K: Today I have taken it upon myself to descend to this foolish ceremony in the human world.
C: Lookin' good, Krauser!
C: Thanks for comin' all the way out here!
C: Woahhhhhh! Krauser-san started his speech!
C: I'm praying for all kinds of disasters to befall these two, so you'd better thank me.
K: Oh geez...
C: This girl is very level-headed, always puts her parents first, and is without a doubt loved dearly by her man.
C: Obviously, they are going to attract a whole lot of anger from the Demon King here.
C: Hey asshole, my torture hasn't softened your feelings for this woman at all, right?
K: Of course not!
C: Girl! You may be level-headed, but you get lonely pretty easily, don't you?
K: You always cried when someone from your family would leave and then cause trouble for your mother...
M: Dad isn't home yet!
Mo: He had to stay late at work tonight.
K: Causing trouble for your father, and your older brother...
M: I don't wanna go on a field trip! I wanna stay home!
D: You've gotta go, alright?
M: Brother, are you really serious about going to Tokyo?
K: You thought you'd always be able to trouble your family with your worries like that...
T: The Demon King really does know everything....
M: What good friends he is with Toshihiko...he must tell Kura-chan everything!
K: The only one who can live together with such a troublesome girl is a man who can withstand my torture...
K: Now cause trouble for this bastard until he dies.
Ka: Leave it to me!
K: There's a saying that goes like this..."Marriage is the graveyard of life."
K: Time ends for you as lovers and you begin life together. You see the bad parts of each other, and hatred begins to fester...
K: How grotesque...just like a graveyard!
sfx: puru puru
C: Hey, what's wrong, Krauser?!
C: Is he crying?!
C: Hang in there, Krauser!
C: Krauser-san's the Demon King!! There's no fucking way he'd cry!
K: This Demon King here...who has survived through...this graveyard I speak of...has this to say.
K: Bastards like you would never make it into a graveyard!
sfx: dobo dobo
K: O man, take this woman and bring her happiness...
Ka: Yes sir!
C: Way to go, Krauser!
C: He cried!
C: You're a Demon King among Demon Kings!
K: Alright! That's enough of this gloomy shit...
K: Guess I might as well play a song for you two.
K: A staple wedding song from the Demon World!

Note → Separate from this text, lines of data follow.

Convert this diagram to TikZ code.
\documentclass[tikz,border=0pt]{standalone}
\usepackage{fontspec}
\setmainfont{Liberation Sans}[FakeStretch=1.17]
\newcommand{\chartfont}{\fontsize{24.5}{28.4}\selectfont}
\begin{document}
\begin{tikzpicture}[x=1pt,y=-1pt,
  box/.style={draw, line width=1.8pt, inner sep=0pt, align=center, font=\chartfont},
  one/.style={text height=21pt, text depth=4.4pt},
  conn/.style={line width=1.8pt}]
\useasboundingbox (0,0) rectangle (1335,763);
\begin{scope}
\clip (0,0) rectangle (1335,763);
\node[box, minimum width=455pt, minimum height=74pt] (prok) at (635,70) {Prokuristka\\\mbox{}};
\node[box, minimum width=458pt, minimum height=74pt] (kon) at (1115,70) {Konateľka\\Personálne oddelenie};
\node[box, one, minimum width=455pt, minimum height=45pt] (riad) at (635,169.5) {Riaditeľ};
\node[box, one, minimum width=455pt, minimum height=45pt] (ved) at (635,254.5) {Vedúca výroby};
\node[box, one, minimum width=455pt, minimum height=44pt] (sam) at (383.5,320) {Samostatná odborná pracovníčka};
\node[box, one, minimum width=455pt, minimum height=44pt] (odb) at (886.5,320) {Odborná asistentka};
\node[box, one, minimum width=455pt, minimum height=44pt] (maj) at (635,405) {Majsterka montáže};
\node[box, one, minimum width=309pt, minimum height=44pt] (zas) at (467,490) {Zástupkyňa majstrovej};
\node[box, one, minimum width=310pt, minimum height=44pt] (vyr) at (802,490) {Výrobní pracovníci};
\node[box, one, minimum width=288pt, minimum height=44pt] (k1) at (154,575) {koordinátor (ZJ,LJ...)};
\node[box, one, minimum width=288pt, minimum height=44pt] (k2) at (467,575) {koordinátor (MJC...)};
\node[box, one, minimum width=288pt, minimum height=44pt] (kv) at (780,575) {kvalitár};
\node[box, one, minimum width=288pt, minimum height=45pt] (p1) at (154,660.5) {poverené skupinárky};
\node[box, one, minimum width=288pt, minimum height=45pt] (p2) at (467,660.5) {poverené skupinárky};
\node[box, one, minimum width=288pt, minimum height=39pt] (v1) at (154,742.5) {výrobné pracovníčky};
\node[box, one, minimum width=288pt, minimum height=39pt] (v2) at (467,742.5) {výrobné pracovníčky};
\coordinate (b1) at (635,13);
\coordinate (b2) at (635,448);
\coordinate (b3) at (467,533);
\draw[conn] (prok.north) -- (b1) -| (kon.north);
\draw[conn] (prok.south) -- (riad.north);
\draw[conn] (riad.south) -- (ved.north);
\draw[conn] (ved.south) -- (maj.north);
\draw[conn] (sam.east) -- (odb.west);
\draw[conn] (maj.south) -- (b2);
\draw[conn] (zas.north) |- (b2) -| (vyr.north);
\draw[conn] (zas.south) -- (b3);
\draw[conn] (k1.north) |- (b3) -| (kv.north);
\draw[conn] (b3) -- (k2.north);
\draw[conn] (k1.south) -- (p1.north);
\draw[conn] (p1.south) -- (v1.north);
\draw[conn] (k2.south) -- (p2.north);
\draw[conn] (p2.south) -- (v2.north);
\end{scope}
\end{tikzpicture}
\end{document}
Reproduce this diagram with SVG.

K: Virgin road to the graveyard~ Alongside your crying parents~ Sending love to my child, wearing the ring of death~
C: Ohhhh...what's this?
K: When a pure white dress gets drenched in blood~ Vows of marriage turn to wails of despair~
C: It's rock, man, rock!!
K: Love!! Rip it to shreds~
T: Ugyaaah! A new song!!
M: Get down, Toshihiko!
K: Memories!! Rip them to shreds~
K: Bonds!! Rip them to shreds~ Never to return, never to return!!
M: Oh, Kawano!
M: He's doing air guitar!!
K: Engraving the words "regret" on your gravestone!!

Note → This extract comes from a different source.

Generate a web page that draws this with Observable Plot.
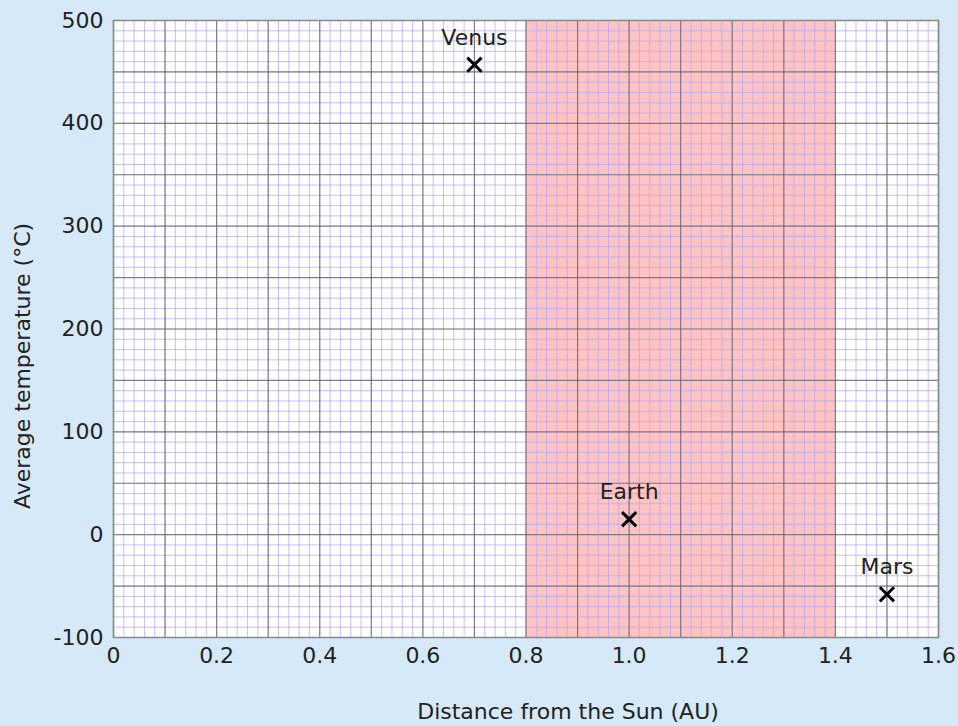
<!DOCTYPE html>
<html>
<head>
<meta charset="utf-8">
<script src="https://cdn.jsdelivr.net/npm/d3@7"></script>
<script src="https://cdn.jsdelivr.net/npm/@observablehq/plot@0.6"></script>
<style>
  html, body { margin: 0; padding: 0; background: #d6e9f8; }
  #chart { width: 958px; height: 726px; }
</style>
</head>
<body>
<div id="chart"></div>
<script>
const planets = ["Venus", "Earth", "Mars"];
const distances = [0.7, 1.0, 1.5];
const temperatures = [457, 15, -58];
const zoneStart = [0.8];
const zoneEnd = [1.4];
const xTicks = [0, 0.2, 0.4, 0.6, 0.8, 1.0, 1.2, 1.4, 1.6];
const xTickLabels = ["0", "0.2", "0.4", "0.6", "0.8", "1.0", "1.2", "1.4", "1.6"];
const yTicks = [-100, 0, 100, 200, 300, 400, 500];
const xTitle = "Distance from the Sun (AU)";
const yTitle = "Average temperature (°C)";

const data = planets.map((p, i) => ({name: p, x: distances[i], y: temperatures[i]}));
const zone = zoneStart.map((s, i) => ({x1: s, x2: zoneEnd[i]}));

const minorX = d3.range(0, 81).map(i => i / 50);
const majorX = d3.range(0, 17).map(i => i / 10);
const minorY = d3.range(0, 61).map(i => -100 + i * 10);
const majorY = d3.range(0, 13).map(i => -100 + i * 50);

const fmt = new Map(xTicks.map((t, i) => [t, xTickLabels[i]]));

const chart = Plot.plot({
  width: 958,
  height: 726,
  marginLeft: 113,
  marginRight: 20,
  marginTop: 20,
  marginBottom: 89,
  style: {background: "#d6e9f8", fontFamily: "DejaVu Sans", fontSize: "22px", color: "#222"},
  x: {domain: [0, 1.6], ticks: xTicks, tickFormat: d => fmt.get(Math.round(d * 10) / 10), label: null, tickSize: 0, tickPadding: 10},
  y: {domain: [-100, 500], ticks: yTicks, tickFormat: d => String(d), label: null, tickSize: 0, tickPadding: 10},
  marks: [
    Plot.frame({fill: "white"}),
    Plot.rectX(zone, {x1: "x1", x2: "x2", y1: -100, y2: 500, fill: "#ffb8b8", fillOpacity: 0.85}),
    Plot.ruleX(minorX, {stroke: "#b0a8f5", strokeWidth: 1, strokeOpacity: 0.75}),
    Plot.ruleY(minorY, {stroke: "#b0a8f5", strokeWidth: 1, strokeOpacity: 0.75}),
    Plot.ruleX(majorX, {stroke: "#666", strokeWidth: 1.2, strokeOpacity: 0.75}),
    Plot.ruleY(majorY, {stroke: "#666", strokeWidth: 1.2, strokeOpacity: 0.75}),
    Plot.frame({stroke: "#888", strokeWidth: 1.5}),
    Plot.dot(data, {x: "x", y: "y", symbol: "times", r: 6.5, stroke: "black", strokeWidth: 3}),
    Plot.text(data, {x: "x", y: "y", text: "name", dy: -27, fill: "#222", fontSize: 22}),
    Plot.text([xTitle], {text: d => d, frameAnchor: "bottom", dx: 42, dy: 74, textAnchor: "middle", lineAnchor: "middle", fill: "#222", fontSize: 22}),
    Plot.text([yTitle], {text: d => d, frameAnchor: "left", rotate: -90, dx: -91, dy: 37, textAnchor: "middle", lineAnchor: "middle", fill: "#222", fontSize: 22})
  ]
});
document.getElementById("chart").appendChild(chart);
</script>
</body>
</html>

K: The bell of a journey chimes~
K: A voyage on the sea of regret!!
K: Regret, regret!
K: Regret, regret!!
K(every bubble in the top panel): Regret, regret!!
K: Engrave it on your gravestone!
C: Woahhh, Krauser!
K: Well, it's time for the gate to the Demon World to close! (*This is a great throwback to the first chapter, if anyone remembers!)
C: This was the best!
N: And so, Krauser II, who invaded his younger sister's wedding reception,
N: did a great job of exciting the crowd and promptly returned home.
C: Good luck!
C: Tomo-chan, throw the bouquet!
C: Krauser's still here?!
C: Did he come back just to grab the bouquet?!
C: Does this means he's hoping to get married or something?!
K: As for Negishi, he got the bouquet he had been wanting,
N: Alright, I'd better be off now.
N: I have to go straight to a DMC concert...
M: Take some kicchomu pickles with you!
K: and returned to Tokyo...
N: Aikawa-san, I went to a wedding...
A: So you went back home, right? Sounds nice...
N: I even caught the bouquet.
A: Really? Wow!
N: If you'd like, I could give it to you? Don't take it the wrong way, though...
[TRACK 52 - END]
The bundle of flowers a bride holds at a wedding. The act of throwing it to a group of unmarried ladies is called the "bouquet toss," and the one who catches it is said to be the next girl who will get married. Especially dreadful-looking girls are often seen exhibiting lively catches and precise positioning, just like a character from Slam Dunk.
[Usage Example] Kumi-chan, one bouquet! Rebound! Rebound!